Why is this important?

Pricing model

Quota-based

Pusher has a quota-based pricing model, in which you buy a set limit package on the number of messages you can send and connections you can have open per day.

Note that once you go over the limit, Pusher charges overages based on a usage fee you negotiate during a contract with them. Pusher speaks more about this in their blog.

The pricing model should align with your project's real consumption and usage patterns in order to be cost-effective. If consumption peaks in a month, the pricing model should look at holistic consumption patterns instead of charging you only for the peak.

Free plan

Partial.

Only in 'sandbox', which is a free plan which gives you 200,000 messages and up to 100 concurrent connections per day for Channels, and 1,000 subscribers for Beams.

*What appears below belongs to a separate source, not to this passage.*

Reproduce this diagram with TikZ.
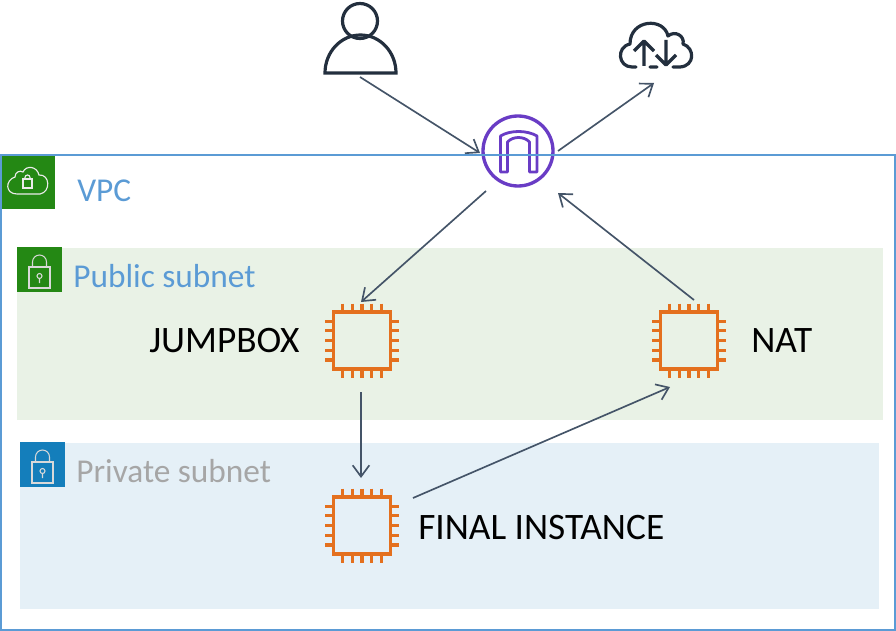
\documentclass[tikz,border=0pt]{standalone}
\usepackage{fontspec}
\setmainfont{Carlito}
\usetikzlibrary{arrows.meta}
\definecolor{vpcblue}{HTML}{5B9BD5}
\definecolor{vpcgreen}{HTML}{248814}
\definecolor{pubfill}{HTML}{E9F2E6}
\definecolor{privfill}{HTML}{E5F0F7}
\definecolor{privblue}{HTML}{147EBB}
\definecolor{chip}{HTML}{E4701E}
\definecolor{ink}{HTML}{232F3E}
\definecolor{arrowc}{HTML}{445468}
\definecolor{igwc}{HTML}{693CC5}
\tikzset{
  x=0.75pt,y=-0.75pt,
  conn/.style={draw=arrowc,line width=1.25pt,-{Straight Barb[length=8.5pt,width=12.5pt,line width=1.25pt]}},
  lab/.style={inner sep=0pt,anchor=west,font=\fontsize{28}{32}\selectfont},
  blab/.style={lab,text=vpcblue,font=\fontsize{25}{30}\selectfont},
  place/.style={inner sep=0pt,minimum size=1pt,draw=none},
  pics/chipicon/.style={code={
    \draw[chip,line width=2.5pt] (-28.5,-28.5) rectangle (28.5,28.5);
    \foreach \d in {-19.4,-9.7,0,9.7,19.4}{
      \draw[chip,line width=2.4pt] (\d,-37) -- (\d,-28.5) (\d,28.5) -- (\d,37)
                                   (-37,\d) -- (-28.5,\d) (28.5,\d) -- (37,\d);
    }
  }},
  pics/lockicon/.style={code={
    \draw[white!85!black,line width=.8pt] (-10.5,-4) rectangle (10.5,17);
    \draw[white!85!black,line width=.8pt] (-7,-4) -- (-7,-9) arc[start angle=180,end angle=360,x radius=7,y radius=7] -- (7,-4);
    \draw[white!85!black,line width=.8pt] (0,5) circle[radius=2.5] (0,7.5) -- (0,12);
  }}
}
\begin{document}
\begin{tikzpicture}
\useasboundingbox (0,0) rectangle (896,631);
% subnets
\fill[pubfill] (17,248) rectangle (883,420);
\fill[privfill] (20,443) rectangle (879,609);
% squares
\fill[vpcgreen] (1,155) rectangle (55,209);
\fill[vpcgreen] (17,247) rectangle (62,292);
\fill[privblue] (20,442) rectangle (65,487);
% VPC cloud-lock glyph
\draw[white!92!black,line width=.85pt]
  (17,194) .. controls (5,194) and (5,180) .. (15,177) .. controls (15,172) and (20,170) .. (23,172)
  .. controls (26,165) and (37,166) .. (39,175) .. controls (50,174) and (51,192) .. (40,194) -- cycle;
\draw[white!92!black,line width=.85pt] (23,179) rectangle (32,188);
\draw[white!92!black,line width=.85pt] (25,179) -- (25,177.5) arc[start angle=180,end angle=360,x radius=2.5,y radius=2.5] -- (30,179);
\pic at (39.5,271) {lockicon};
\pic at (42.5,466) {lockicon};
% icons
\node[place] (user) at (360,40) {};
\draw[ink,line width=2.4pt] (360,21) circle[radius=17.5];
\draw[ink,line width=2.4pt,line join=miter] (325,73) -- (396,73) arc[start angle=0,end angle=-180,x radius=35.5,y radius=38] -- cycle;
\node[place] (cloud) at (655,46) {};
\draw[ink,line width=2.4pt,line cap=round,line join=round]
  (636,67) -- (632,67) .. controls (618,67) and (616,47) .. (630,44)
  .. controls (630,19) and (664,17) .. (668,36)
  .. controls (675,30) and (685,36) .. (683,44)
  .. controls (695,48) and (695,66) .. (680,67) -- (673,67) (650,67) -- (657,67);
\draw[ink,line width=2.4pt,line join=round] (644,66) -- (644,41) (634,51) -- (644,41) -- (654,51);
\draw[ink,line width=2.4pt,line join=round] (666,40) -- (666,65) (656,55) -- (666,65) -- (676,55);
\node[place] (igw) at (518,151) {};
\draw[igwc,line width=2.5pt] (igw) circle[radius=35];
\draw[igwc,line width=2.1pt,line join=round]
  (500.5,172) -- (500.5,136) .. controls (510,130) and (527,130) .. (537,136) -- (537,172) -- (529.5,172) -- (529.5,142)
  .. controls (524,136) and (513,136) .. (507.5,142) -- (507.5,172) -- cycle;
\node[place] (jump) at (362,340.5) {};
\pic at (jump) {chipicon};
\node[place] (nat) at (689,340.5) {};
\pic at (nat) {chipicon};
\node[place] (final) at (362,525.5) {};
\pic at (final) {chipicon};
% VPC border
\draw[vpcblue,line width=1.5pt] (1,155) rectangle (895,630);
% labels
\node[lab,blab] (vpclab) at (77,191) {VPC};
\node[lab,blab] (publab) at (73,276) {Public subnet};
\node[lab,blab,text=black!35] (privlab) at (76,471) {Private subnet};
\node[lab] (jumplab) at (149,341) {JUMPBOX};
\node[lab] (natlab) at (751,341) {NAT};
\node[lab] (finallab) at (418,528) {FINAL INSTANCE};
% connectors
\draw[conn] ([shift={(0,37)}]user.center) -- ([shift={(-38,2)}]igw.center);
\draw[conn] ([shift={(40,0)}]igw.center) -- ([shift={(-1,37)}]cloud.center);
\draw[conn] ([shift={(-32,40)}]igw.center) -- ([shift={(-1,-38.5)}]jump.center);
\draw[conn] ([shift={(5,-40.5)}]nat.center) -- ([shift={(40,42)}]igw.center);
\draw[conn] ([shift={(-1,51.5)}]jump.center) -- ([shift={(-1,-47.5)}]final.center);
\draw[conn] ([shift={(51,-27.5)}]final.center) -- ([shift={(-19,46.5)}]nat.center);
\end{tikzpicture}
\end{document}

With a free plan, you can test the service’s functionality and compatibility with your project before committing to a paid plan.

Pricing tiers

Free (sandbox): 200k messages and 100 concurrent connections per day for Channels; 1k subscribers for Beams

Startup: 1 million messages and 500 concurrent connections per day for Channels; 10k subscribers for Beams

Pro: 4 million messages and 2,000 concurrent connections per day for Channels; 50k subscribers for Beams

Business: 10 million messages and 5,000 concurrent connections per day for Channels; 100k subscribers for Beams

Premium: 20 million messages and 10,000 concurrent connections per day for Channels; 250k subscribers for Beams

Growth: 40 million messages and 15,000 concurrent connections per day

Plus: 60 million messages and 20,000 concurrent connections per day

Growth Plus: 90 million messages and 30,000 concurrent connections per day

Enterprise: Custom limits based on application needs

Plans from Business tier and up have Premium level support; Pro tier and up have monitoring integrations. Visit Pusher's pricing page for more info.

Find the right pricing tier for your scale.

Per-minute pricing

No.

Pusher charges based on total consumption, including connections and messages sent. However, it lacks the granularity of per-minute billing, which may result in higher costs for applications with fluctuating traffic patterns.

Per-minute pricing ensures that you are only paying for what you use, with the most granular costs possible.

Enterprise plan

Yes.

An enterprise plan ensures that you can support your realtime service as it scales out.

Pusher's cost-optimization features

Why is this important?

Server-side batching

No.

Not available, leading to potentially higher message delivery costs.

Server-side batching queues and sends individual messages sent at the same time in batches, which significantly optimizes message delivery costs.

Delta compression

No.

Not available, leading to potentially higher bandwidth costs.

Delta compression on messages sends only the changes between the previous and the current messages (in updates, for example), which significantly reduces bandwidth costs.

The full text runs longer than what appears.